**DATA PROVIDED**.
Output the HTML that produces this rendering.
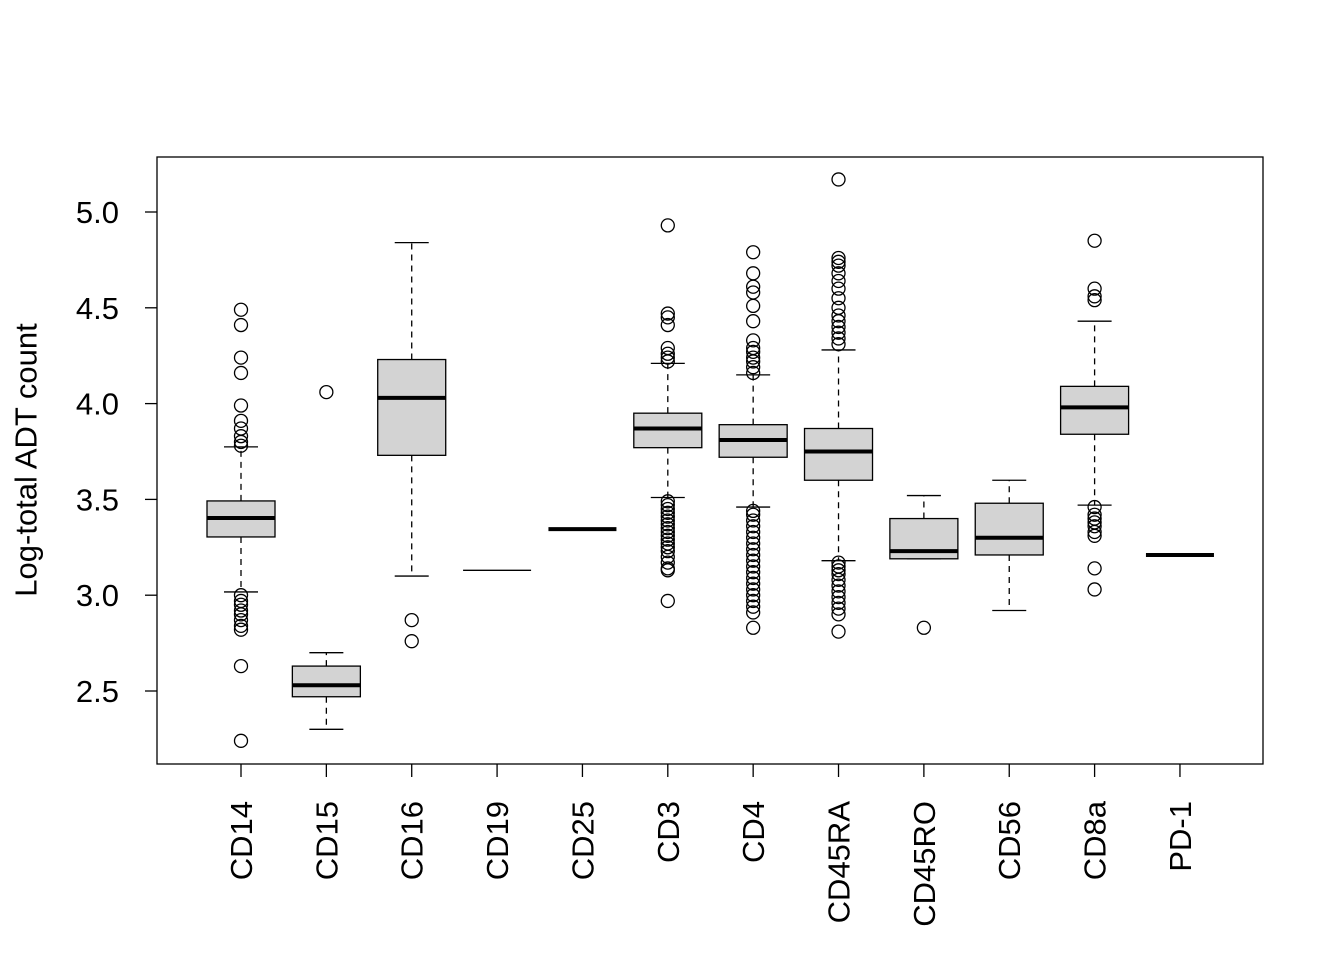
<!DOCTYPE html>
<html><head><meta charset="utf-8"><style>
body{margin:0;background:#fff}
svg text{font-family:"Liberation Sans",Arial,sans-serif;fill:#000}
</style></head><body>
<svg id="chart" width="1344" height="960">
<rect x="157" y="157" width="1106" height="607" fill="none" stroke="#000" stroke-width="1.3"/>
<text transform="translate(26,460) rotate(-90)" text-anchor="middle" dominant-baseline="central" font-size="31">Log-total ADT count</text>
</svg>
<script>
const categories=["CD14","CD15","CD16","CD19","CD25","CD3","CD4","CD45RA","CD45RO","CD56","CD8a","PD-1"];
const q1s=[3.304,2.47,3.73,3.13,3.345,3.77,3.72,3.60,3.19,3.21,3.84,3.21];
const medians=[3.403,2.53,4.03,3.13,3.345,3.87,3.81,3.75,3.23,3.30,3.98,3.21];
const q3s=[3.492,2.63,4.23,3.13,3.345,3.95,3.89,3.87,3.40,3.48,4.09,3.21];
const whiskerLow=[3.017,2.30,3.10,3.13,3.345,3.51,3.46,3.18,3.19,2.92,3.47,3.21];
const whiskerHigh=[3.774,2.70,4.84,3.13,3.345,4.21,4.15,4.28,3.52,3.60,4.43,3.21];
const outliers=[
[4.49,4.41,4.24,4.16,3.99,3.91,3.87,3.83,3.80,3.78,3.00,2.97,2.95,2.92,2.90,2.87,2.84,2.82,2.63,2.24],
[4.06],
[2.87,2.76],
[],[],
[4.93,4.47,4.45,4.41,4.29,4.26,4.24,4.22,3.49,3.47,3.45,3.43,3.41,3.39,3.37,3.35,3.33,3.31,3.29,3.27,3.25,3.23,3.20,3.17,3.14,3.13,2.97],
[4.79,4.68,4.61,4.58,4.51,4.43,4.33,4.29,4.27,4.24,4.22,4.19,4.16,3.44,3.42,3.39,3.36,3.33,3.30,3.27,3.24,3.21,3.18,3.15,3.12,3.09,3.06,3.03,3.00,2.97,2.94,2.91,2.83],
[5.17,4.76,4.74,4.72,4.68,4.64,4.60,4.55,4.50,4.46,4.43,4.40,4.37,4.34,4.31,3.17,3.15,3.13,3.11,3.08,3.05,3.02,2.99,2.96,2.93,2.90,2.81],
[2.83],
[],
[4.85,4.60,4.56,4.54,3.46,3.42,3.40,3.38,3.36,3.33,3.31,3.14,3.03],
[]];
const yTicks=[2.5,3.0,3.5,4.0,4.5,5.0];
const yLabels=["2.5","3.0","3.5","4.0","4.5","5.0"];
const NS="http://www.w3.org/2000/svg";
const svg=document.getElementById('chart');
const y=v=>212+(5.0-v)*191.6;
const x=i=>241+i*85.36;
const hw=34;
function mk(t,a,parent){const e=document.createElementNS(NS,t);for(const k in a)e.setAttribute(k,a[k]);(parent||svg).appendChild(e);return e;}
yTicks.forEach((v,i)=>{
 const l=mk('line',{x1:145,x2:157,y1:y(v),y2:y(v),stroke:'#000','stroke-width':1.3});
 
 
 const t=mk('text',{x:119,y:y(v)+11,'text-anchor':'end','font-size':31});
 t.textContent=yLabels[i];
 
 
});
categories.forEach((c,i)=>{
 const cx=x(i);
 const g=mk('g',{});
 
 
 const flat=q1s[i]===q3s[i];
 if(!flat){
  mk('line',{x1:cx,x2:cx,y1:y(q3s[i]),y2:y(whiskerHigh[i]),stroke:'#000','stroke-width':1.3,'stroke-dasharray':'6,5'},g);
  mk('line',{x1:cx,x2:cx,y1:y(q1s[i]),y2:y(whiskerLow[i]),stroke:'#000','stroke-width':1.3,'stroke-dasharray':'6,5'},g);
  mk('line',{x1:cx-17,x2:cx+17,y1:y(whiskerHigh[i]),y2:y(whiskerHigh[i]),stroke:'#000','stroke-width':1.3},g);
  mk('line',{x1:cx-17,x2:cx+17,y1:y(whiskerLow[i]),y2:y(whiskerLow[i]),stroke:'#000','stroke-width':1.3},g);
  mk('rect',{x:cx-hw,y:y(q3s[i]),width:2*hw,height:y(q1s[i])-y(q3s[i]),fill:'#d3d3d3',stroke:'#000','stroke-width':1.3},g);
 }
 const thin=(c==="CD19");
 mk('line',{x1:cx-hw,x2:cx+hw,y1:y(medians[i]),y2:y(medians[i]),stroke:'#000','stroke-width':thin?1.3:4},g);
 outliers[i].forEach(v=>{
  const p=mk('circle',{cx:cx,cy:y(v),r:6.5,fill:'none',stroke:'#000','stroke-width':1.3},g);
  
  
 });
 const tk=mk('line',{x1:cx,x2:cx,y1:764,y2:777,stroke:'#000','stroke-width':1.3});
 
 
 const t=mk('text',{transform:`translate(${cx+11},801) rotate(-90)`,'text-anchor':'end','font-size':31});
 t.textContent=c;
 
 
});
</script>
</body></html>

**WHAT TO DO**. Write out each line of the data exactly; the images should be left out.

**ANSWER FOR THE TASK**.
Output the HTML that produces this rendering.
<!DOCTYPE html>
<html><head><meta charset="utf-8"><style>
body{margin:0;background:#fff}
svg text{font-family:"Liberation Sans",Arial,sans-serif;fill:#000}
</style></head><body>
<svg id="chart" width="1344" height="960">
<rect x="157" y="157" width="1106" height="607" fill="none" stroke="#000" stroke-width="1.3"/>
<text transform="translate(26,460) rotate(-90)" text-anchor="middle" dominant-baseline="central" font-size="31">Log-total ADT count</text>
</svg>
<script>
const categories=["CD14","CD15","CD16","CD19","CD25","CD3","CD4","CD45RA","CD45RO","CD56","CD8a","PD-1"];
const q1s=[3.304,2.47,3.73,3.13,3.345,3.77,3.72,3.60,3.19,3.21,3.84,3.21];
const medians=[3.403,2.53,4.03,3.13,3.345,3.87,3.81,3.75,3.23,3.30,3.98,3.21];
const q3s=[3.492,2.63,4.23,3.13,3.345,3.95,3.89,3.87,3.40,3.48,4.09,3.21];
const whiskerLow=[3.017,2.30,3.10,3.13,3.345,3.51,3.46,3.18,3.19,2.92,3.47,3.21];
const whiskerHigh=[3.774,2.70,4.84,3.13,3.345,4.21,4.15,4.28,3.52,3.60,4.43,3.21];
const outliers=[
[4.49,4.41,4.24,4.16,3.99,3.91,3.87,3.83,3.80,3.78,3.00,2.97,2.95,2.92,2.90,2.87,2.84,2.82,2.63,2.24],
[4.06],
[2.87,2.76],
[],[],
[4.93,4.47,4.45,4.41,4.29,4.26,4.24,4.22,3.49,3.47,3.45,3.43,3.41,3.39,3.37,3.35,3.33,3.31,3.29,3.27,3.25,3.23,3.20,3.17,3.14,3.13,2.97],
[4.79,4.68,4.61,4.58,4.51,4.43,4.33,4.29,4.27,4.24,4.22,4.19,4.16,3.44,3.42,3.39,3.36,3.33,3.30,3.27,3.24,3.21,3.18,3.15,3.12,3.09,3.06,3.03,3.00,2.97,2.94,2.91,2.83],
[5.17,4.76,4.74,4.72,4.68,4.64,4.60,4.55,4.50,4.46,4.43,4.40,4.37,4.34,4.31,3.17,3.15,3.13,3.11,3.08,3.05,3.02,2.99,2.96,2.93,2.90,2.81],
[2.83],
[],
[4.85,4.60,4.56,4.54,3.46,3.42,3.40,3.38,3.36,3.33,3.31,3.14,3.03],
[]];
const yTicks=[2.5,3.0,3.5,4.0,4.5,5.0];
const yLabels=["2.5","3.0","3.5","4.0","4.5","5.0"];
const NS="http://www.w3.org/2000/svg";
const svg=document.getElementById('chart');
const y=v=>212+(5.0-v)*191.6;
const x=i=>241+i*85.36;
const hw=34;
function mk(t,a,parent){const e=document.createElementNS(NS,t);for(const k in a)e.setAttribute(k,a[k]);(parent||svg).appendChild(e);return e;}
yTicks.forEach((v,i)=>{
 const l=mk('line',{x1:145,x2:157,y1:y(v),y2:y(v),stroke:'#000','stroke-width':1.3});
 
 
 const t=mk('text',{x:119,y:y(v)+11,'text-anchor':'end','font-size':31});
 t.textContent=yLabels[i];
 
 
});
categories.forEach((c,i)=>{
 const cx=x(i);
 const g=mk('g',{});
 
 
 const flat=q1s[i]===q3s[i];
 if(!flat){
  mk('line',{x1:cx,x2:cx,y1:y(q3s[i]),y2:y(whiskerHigh[i]),stroke:'#000','stroke-width':1.3,'stroke-dasharray':'6,5'},g);
  mk('line',{x1:cx,x2:cx,y1:y(q1s[i]),y2:y(whiskerLow[i]),stroke:'#000','stroke-width':1.3,'stroke-dasharray':'6,5'},g);
  mk('line',{x1:cx-17,x2:cx+17,y1:y(whiskerHigh[i]),y2:y(whiskerHigh[i]),stroke:'#000','stroke-width':1.3},g);
  mk('line',{x1:cx-17,x2:cx+17,y1:y(whiskerLow[i]),y2:y(whiskerLow[i]),stroke:'#000','stroke-width':1.3},g);
  mk('rect',{x:cx-hw,y:y(q3s[i]),width:2*hw,height:y(q1s[i])-y(q3s[i]),fill:'#d3d3d3',stroke:'#000','stroke-width':1.3},g);
 }
 const thin=(c==="CD19");
 mk('line',{x1:cx-hw,x2:cx+hw,y1:y(medians[i]),y2:y(medians[i]),stroke:'#000','stroke-width':thin?1.3:4},g);
 outliers[i].forEach(v=>{
  const p=mk('circle',{cx:cx,cy:y(v),r:6.5,fill:'none',stroke:'#000','stroke-width':1.3},g);
  
  
 });
 const tk=mk('line',{x1:cx,x2:cx,y1:764,y2:777,stroke:'#000','stroke-width':1.3});
 
 
 const t=mk('text',{transform:`translate(${cx+11},801) rotate(-90)`,'text-anchor':'end','font-size':31});
 t.textContent=c;
 
 
});
</script>
</body></html>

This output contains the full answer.